— BEGIN —

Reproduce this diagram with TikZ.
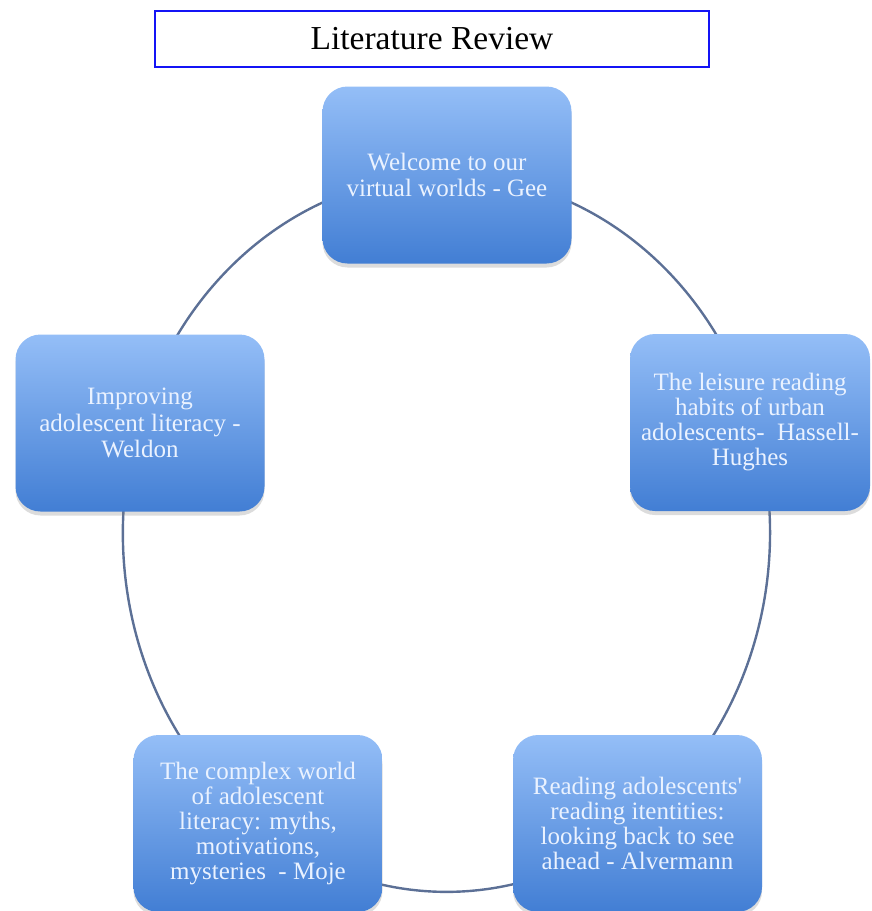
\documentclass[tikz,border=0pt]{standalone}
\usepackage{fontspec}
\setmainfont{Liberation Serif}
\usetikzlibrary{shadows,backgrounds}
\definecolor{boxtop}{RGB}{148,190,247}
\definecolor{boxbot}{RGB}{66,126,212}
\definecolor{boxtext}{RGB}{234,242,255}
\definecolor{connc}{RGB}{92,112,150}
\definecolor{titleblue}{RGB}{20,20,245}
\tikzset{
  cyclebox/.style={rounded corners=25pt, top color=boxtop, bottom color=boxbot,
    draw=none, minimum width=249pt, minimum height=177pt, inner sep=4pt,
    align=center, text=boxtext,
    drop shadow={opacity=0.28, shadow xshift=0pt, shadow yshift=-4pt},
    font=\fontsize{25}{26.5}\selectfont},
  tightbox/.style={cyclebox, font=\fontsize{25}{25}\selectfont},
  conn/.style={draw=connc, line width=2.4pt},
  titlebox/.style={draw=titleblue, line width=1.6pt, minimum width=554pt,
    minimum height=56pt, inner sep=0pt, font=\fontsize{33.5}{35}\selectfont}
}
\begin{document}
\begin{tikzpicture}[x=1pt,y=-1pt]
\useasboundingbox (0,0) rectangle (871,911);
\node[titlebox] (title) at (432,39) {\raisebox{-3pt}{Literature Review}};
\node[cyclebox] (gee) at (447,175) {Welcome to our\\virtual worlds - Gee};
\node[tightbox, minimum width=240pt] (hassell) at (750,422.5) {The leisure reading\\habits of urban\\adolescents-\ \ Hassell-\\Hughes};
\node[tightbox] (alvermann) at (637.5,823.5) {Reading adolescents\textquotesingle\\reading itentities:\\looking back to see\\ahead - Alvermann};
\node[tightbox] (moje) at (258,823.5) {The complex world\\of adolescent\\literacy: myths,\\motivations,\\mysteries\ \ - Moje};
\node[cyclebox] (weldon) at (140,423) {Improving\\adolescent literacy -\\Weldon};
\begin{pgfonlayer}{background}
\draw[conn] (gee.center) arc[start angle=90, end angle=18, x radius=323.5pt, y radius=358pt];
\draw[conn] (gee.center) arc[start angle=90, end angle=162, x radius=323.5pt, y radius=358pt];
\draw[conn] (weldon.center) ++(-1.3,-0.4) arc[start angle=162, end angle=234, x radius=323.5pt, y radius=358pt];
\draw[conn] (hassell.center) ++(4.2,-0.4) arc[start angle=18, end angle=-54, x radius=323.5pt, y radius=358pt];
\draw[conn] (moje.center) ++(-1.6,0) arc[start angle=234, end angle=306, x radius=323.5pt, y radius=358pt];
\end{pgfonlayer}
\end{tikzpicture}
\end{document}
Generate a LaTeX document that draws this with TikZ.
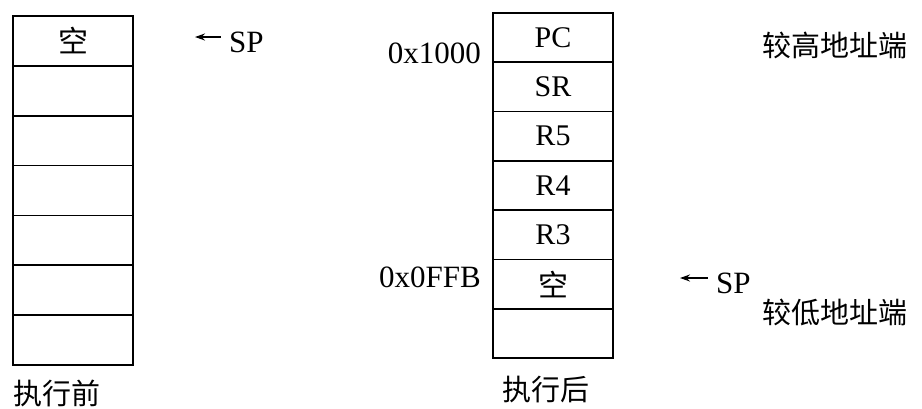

— END —

* **Stated goal**: Quote all the lines above exactly as given. Do not include the pictures.

* **Response for this exercise**:
Reproduce this diagram with TikZ.
\documentclass[tikz,border=0pt]{standalone}
\usepackage{fontspec}
\setmainfont{Liberation Serif}
\usetikzlibrary{shadows,backgrounds}
\definecolor{boxtop}{RGB}{148,190,247}
\definecolor{boxbot}{RGB}{66,126,212}
\definecolor{boxtext}{RGB}{234,242,255}
\definecolor{connc}{RGB}{92,112,150}
\definecolor{titleblue}{RGB}{20,20,245}
\tikzset{
  cyclebox/.style={rounded corners=25pt, top color=boxtop, bottom color=boxbot,
    draw=none, minimum width=249pt, minimum height=177pt, inner sep=4pt,
    align=center, text=boxtext,
    drop shadow={opacity=0.28, shadow xshift=0pt, shadow yshift=-4pt},
    font=\fontsize{25}{26.5}\selectfont},
  tightbox/.style={cyclebox, font=\fontsize{25}{25}\selectfont},
  conn/.style={draw=connc, line width=2.4pt},
  titlebox/.style={draw=titleblue, line width=1.6pt, minimum width=554pt,
    minimum height=56pt, inner sep=0pt, font=\fontsize{33.5}{35}\selectfont}
}
\begin{document}
\begin{tikzpicture}[x=1pt,y=-1pt]
\useasboundingbox (0,0) rectangle (871,911);
\node[titlebox] (title) at (432,39) {\raisebox{-3pt}{Literature Review}};
\node[cyclebox] (gee) at (447,175) {Welcome to our\\virtual worlds - Gee};
\node[tightbox, minimum width=240pt] (hassell) at (750,422.5) {The leisure reading\\habits of urban\\adolescents-\ \ Hassell-\\Hughes};
\node[tightbox] (alvermann) at (637.5,823.5) {Reading adolescents\textquotesingle\\reading itentities:\\looking back to see\\ahead - Alvermann};
\node[tightbox] (moje) at (258,823.5) {The complex world\\of adolescent\\literacy: myths,\\motivations,\\mysteries\ \ - Moje};
\node[cyclebox] (weldon) at (140,423) {Improving\\adolescent literacy -\\Weldon};
\begin{pgfonlayer}{background}
\draw[conn] (gee.center) arc[start angle=90, end angle=18, x radius=323.5pt, y radius=358pt];
\draw[conn] (gee.center) arc[start angle=90, end angle=162, x radius=323.5pt, y radius=358pt];
\draw[conn] (weldon.center) ++(-1.3,-0.4) arc[start angle=162, end angle=234, x radius=323.5pt, y radius=358pt];
\draw[conn] (hassell.center) ++(4.2,-0.4) arc[start angle=18, end angle=-54, x radius=323.5pt, y radius=358pt];
\draw[conn] (moje.center) ++(-1.6,0) arc[start angle=234, end angle=306, x radius=323.5pt, y radius=358pt];
\end{pgfonlayer}
\end{tikzpicture}
\end{document}
Generate a LaTeX document that draws this with TikZ.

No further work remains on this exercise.